Mustafo Akhmedov

Personal information
- Full name: Mustafo Dzhumaboevich Akhmedov
- Nationality: Tajikistani
- Born: 2 January 2002 (age 24) Chorkuh, Sughd Region, Tajikistan
- Height: 1.70 m (5 ft 7 in)
- Weight: 70 kg (150 lb)

Sport
- Country: Tajikistan
- Sport: Wrestling
- Event: Freestyle
- Club: Olympic training center (Khasavyurt, Dagestan)
- Coached by: Ali Iskhakov

Medal record
Representing Tajikistan
Men's Freestyle Wrestling
Asian Championships
| Bronze medal – third place | 2026 Bishkek | 74 kg |
CIS Games
| Silver medal – second place | 2021 Kazan | 70 kg |
| Bronze medal – third place | 2023 Soligorsk | 70 kg |

= Mustafo Akhmedov =

Tajikistani amateur wrestler

Mustafo Dzhumaboevich Akhmedov (born 2 January 2002 in Chorkuh, Tajikistan) is a Tajikistani freestyle wrestler who claimed the silver medal at the 2021 CIS Games and 2023 U23 Asian championships.

== Background ==
He was born in Chorkuh village, Tajikistan. At the age of 12 he started freestyle wrestling. His personal coach is Dagestani Ali Iskhakov in Khasavyurt, Russia.

== Sport career ==
Akhmedov was runner-up at the 2021 CIS Games. In 2022, he won the bronze medal at the 2022 U23 Asian championships in Bishkek, Kyrgyzstan. In January 2023, Akhmedov won the senior Tajikistan national championships at 70 kilos. In June 2023, Mustafo competed at the U23 Asian championships, where he finished at the second place. As well, in August 2023, he won the bronze medal at 2023 CIS Games. In January 2024, he won the Tajikistan nationals again.
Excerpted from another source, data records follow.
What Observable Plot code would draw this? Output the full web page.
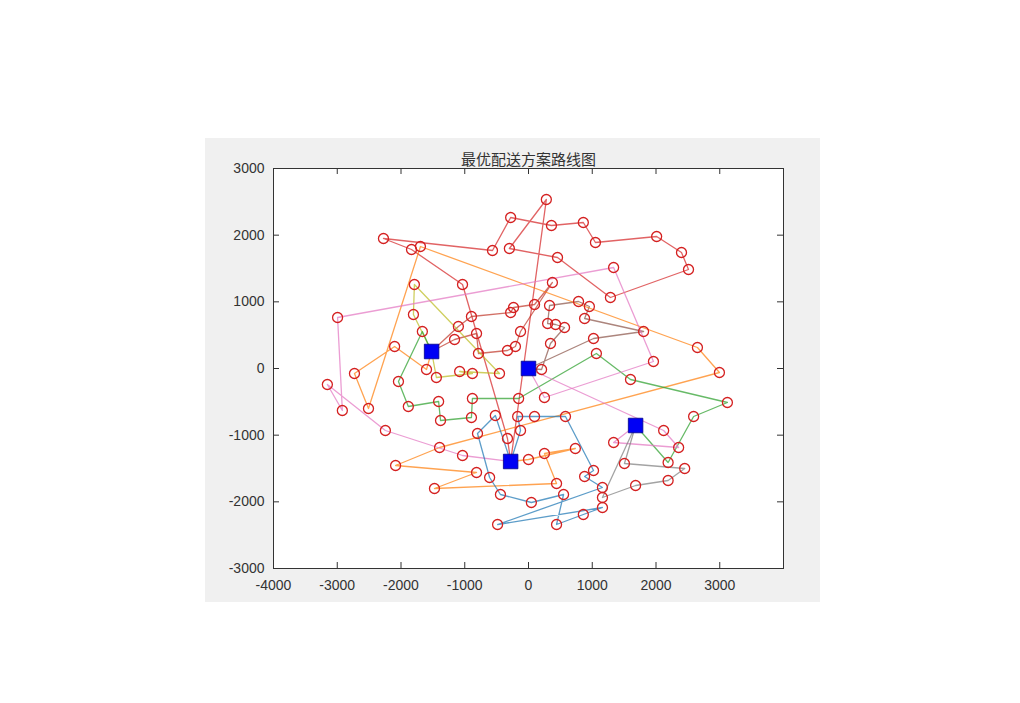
<!DOCTYPE html>
<html><head><meta charset="utf-8">
<script src="https://cdn.jsdelivr.net/npm/d3@7"></script>
<script src="https://cdn.jsdelivr.net/npm/@observablehq/plot@0.6"></script>
<style>
html,body{margin:0;padding:0;background:#fff}
body{width:1020px;height:703px;overflow:hidden;position:relative}
#bg{position:absolute;left:205px;top:138px;width:615px;height:464px;background:#f0f0f0}
#chart{position:absolute;left:0;top:0}
</style></head><body><div id="bg"></div><div id="chart"></div>
<script>
const title = "最优配送方案路线图";
const xTicks = [-4000,-3000,-2000,-1000,0,1000,2000,3000,4000];
const xTickLabels = ["-4000","-3000","-2000","-1000","0","1000","2000","3000",""];
const yTicks = [-3000,-2000,-1000,0,1000,2000,3000];
const yTickLabels = ["-3000","-2000","-1000","0","1000","2000","3000"];

const depotNames = ["A","B","C","D"];
const depotX = [-1520, 0, 1680, -280];
const depotY = [255, 0, -855, -1395];

const custId = [1,2,3,4,5,6,7,8,9,10,11,12,13,15,16,17,18,19,20,21,22,23,24,25,26,27,28,29,30,31,33,34,35,36,37,38,39,40,41,42,43,44,45,46,47,48,49,50,51,52,53,54,55,56,57,59,60,62,63,64,65,66,67,68,69,70,71,72,73,74,75,76,77,79,80,81,82,83,84,85,86,88,89,91,92,93,94,95,96,97,98,99,100,101,102,103,104,105,106,107,108,109,110,111,112,113];
const custX = [-2275,-1835,-1695,-1790,-1035,280,-280,360,860,1050,-565,-300,455,375,-235,95,330,785,955,2010,2400,2510,1335,1285,-2995,-1805,-1665,-1100,-1160,-2100,-2730,-1600,-1080,-1445,-2040,-3155,-2920,-2510,-1885,-1410,-1380,-895,-280,880,300,425,565,-815,-125,1020,345,-330,-205,-785,1065,-880,-455,205,-155,250,-880,-895,-520,-170,95,580,1805,2650,1960,1600,2995,3120,2590,-2245,-1395,-1035,-2085,-1475,-800,-125,-330,250,735,0,-815,-610,1020,880,1160,440,-440,550,45,1160,1160,860,-485,440,2120,2355,1335,1505,2190,2450,2190,1680];
const custY = [1950,1785,1830,1260,1260,2535,2265,2145,2190,1890,1770,1800,1665,1290,915,960,945,1005,930,1980,1740,1485,1515,1065,765,810,555,630,435,330,-75,-15,-45,-135,-195,-240,-630,-600,-570,-495,-780,780,840,750,675,660,615,525,555,450,375,270,330,225,225,-75,-75,-15,-450,-435,-450,-735,-705,-720,-720,-720,555,315,105,-165,-60,-510,-720,-930,-1185,-1305,-1455,-1800,-975,-930,-1050,-1275,-1200,-1365,-1560,-1635,-1530,-1620,-1785,-1725,-1890,-1890,-2010,-1935,-2085,-2190,-2340,-2340,-930,-1185,-1110,-1425,-1410,-1500,-1680,-1755];

const routeNames  = ["r1","r2","r3","r4","r5","r6","r7","r8","r9","r10"];
const routeColors = ["#d62728","#8c564b","#c0392b","#ff7f0e","#bcbd22","#2ca02c","#e377c2","#e377c2","#1f77b4","#7f7f7f"];
const routeStops = [
  ["D",6,12,13,25,23,22,21,10,9,8,7,11,1,2,5,86,"D"],
  ["B",62,53,49,48,47,18,19,20,46,71,52,"B"],
  ["A",29,44,45,16,17,15,51,55,54,56,50,30,"A"],
  ["A",34,31,33,40,3,72,75,80,82,92,83,97,88,89,91,"D"],
  ["A",27,4,60,35,59,36,"A"],
  ["A",28,37,41,42,43,66,65,63,57,74,76,77,110,"C"],
  ["D",81,79,38,39,26,24,73,64,"B"],
  ["B",106,107,108,"C"],
  ["D",67,84,93,98,100,99,105,103,102,104,96,95,94,70,69,68,85,"D"],
  ["C",109,111,112,113,101,"C"]
];

const pos = new Map();
depotNames.forEach((n,i)=>pos.set(n,[depotX[i],depotY[i]]));
custId.forEach((id,i)=>pos.set(id,[custX[i],custY[i]]));
const lineRows = [];
routeStops.forEach((stops,r)=>stops.forEach((s,k)=>{const p=pos.get(s);lineRows.push({route:routeNames[r],k,x:p[0],y:p[1]});}));
const custRows = custId.map((id,i)=>({x:custX[i],y:custY[i]}));
const depotRows = depotNames.map((n,i)=>({x:depotX[i],y:depotY[i]}));

const W=1020,H=703,mL=273,mR=237,mT=168,mB=135;
const plotW=W-mL-mR, plotH=H-mT-mB;
const font = "'Liberation Sans', Arial, sans-serif";

const chart = Plot.plot({
  width:W, height:H, marginLeft:mL, marginRight:mR, marginTop:mT, marginBottom:mB,
  style:{background:"transparent", fontFamily:font, fontSize:"14px", color:"#333"},
  x:{domain:[-4000,4000]},
  y:{domain:[-3000,3000]},
  color:{type:"ordinal", domain:routeNames, range:routeColors},
  marks:[
    Plot.frame({fill:"white"}),
    Plot.line(lineRows,{x:"x",y:"y",z:"route",stroke:"route",strokeWidth:1.3,strokeOpacity:0.72}),
    Plot.dot(custRows,{x:"x",y:"y",r:5,stroke:"#d42020",strokeWidth:1.3,fill:"none"}),
    Plot.dot(depotRows,{x:"x",y:"y",symbol:"square",r:8.2,fill:"#0000f5",stroke:"#00008a",strokeWidth:0.8}),
    Plot.ruleX(xTicks,{x:d=>d,insetTop:plotH-6,stroke:"#333"}),
    Plot.ruleX(xTicks,{x:d=>d,insetBottom:plotH-6,stroke:"#333"}),
    Plot.ruleY(yTicks,{y:d=>d,insetRight:plotW-6,stroke:"#333"}),
    Plot.ruleY(yTicks,{y:d=>d,insetLeft:plotW-6,stroke:"#333"}),
    Plot.frame({stroke:"#333",strokeWidth:1}),
    Plot.axisX(xTicks,{tickSize:0,tickPadding:12,fontSize:14,fill:"#333",tickFormat:(d)=>xTickLabels[xTicks.indexOf(d)],label:null}),
    Plot.axisY(yTicks,{tickSize:0,tickPadding:9,fontSize:14,fill:"#333",tickFormat:(d)=>yTickLabels[yTicks.indexOf(d)],label:null}),
    Plot.text([title],{frameAnchor:"top",dy:-14,fontSize:15,fill:"#333",fontFamily:"'Noto Sans CJK SC', sans-serif"})
  ]
});
document.getElementById("chart").appendChild(chart);
</script></body></html>
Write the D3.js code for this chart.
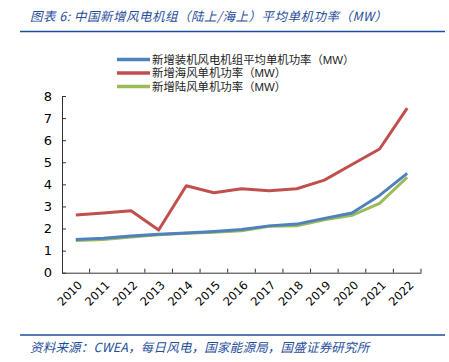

==Championships and achievements==
- 2021 CIS Games – 2nd
- 2022 U23 Asian Championships – 3rd
- 2023, 2024 Tajikistan national championships – 1st
- 2023 U23 Asian Championships – 2nd
- 2023 CIS Games – 3rd

==Personal life==
He lives in Khasavyurt, Dagestan, Russia. He studies in Dagestan State University.